Mauritius is one of the very few countries in Africa where people benefit from pensions which are regularly revised. The basic retirement pension, commonly known as the old age pension that is paid indiscriminately to all citizens of the Republic on reaching the age of 60, is annually reviewed (through enactment) to compensate for any increase in the cost of living. The “occupational pension” which one gets on retirement (I am referring to public sector employees) is revised at each public sector salary review.
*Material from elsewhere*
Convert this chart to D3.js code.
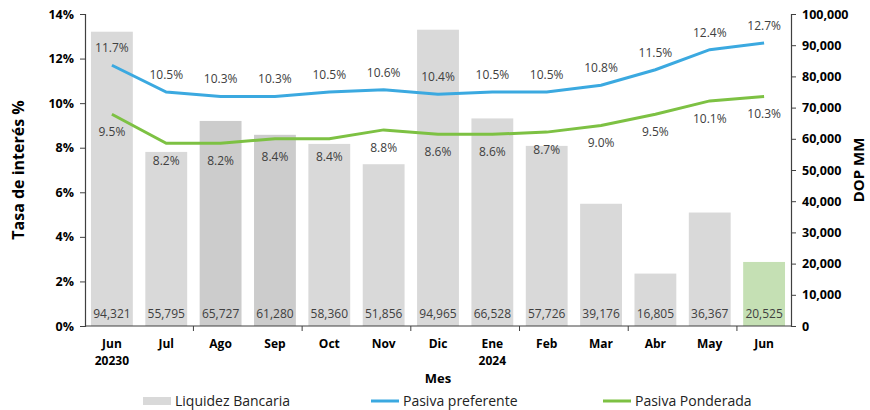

Prior to 1987, the pensions of retired pubic officers were not adjusted in the context of overall salary reviews. The pensioners were only compensated for any increase in the cost of living. The pensioners were in a way the laissés-pour-compte. In 1988 Salaries Commissioner D. Chesworth, who reviewed the 1987 PRB reports, made the historical recommendation that the pensions of retired public officers be recomputed on the basis of revised emoluments of relevant grades as from the date of implementation of new salaries following a general review exercise.
Since then, the PRB in its general salary review reports has maintained this proviso and made firm recommendations so that the pensions of retired public officers are revised on the basis of the new revised salary of the grade they retired from. Provision is also made to adjust pensions in the event a grade no longer exists but there are still pensioners who belong to the (defunct) grade. The recommendations to that effect have been made at chapter 16 of Volume1 of the 2016 PRB Report. And retirees do not have to opt for the revised pension. It is payable straightaway.
The safety net for older people (pensioners) is strong from this angle. Old people taking responsibility for the judicious use of their finances can lead a reasonably comfortable life and remain vibrant members of society.
In old age, our sight weakens, not our ability to judge… be it a salary review!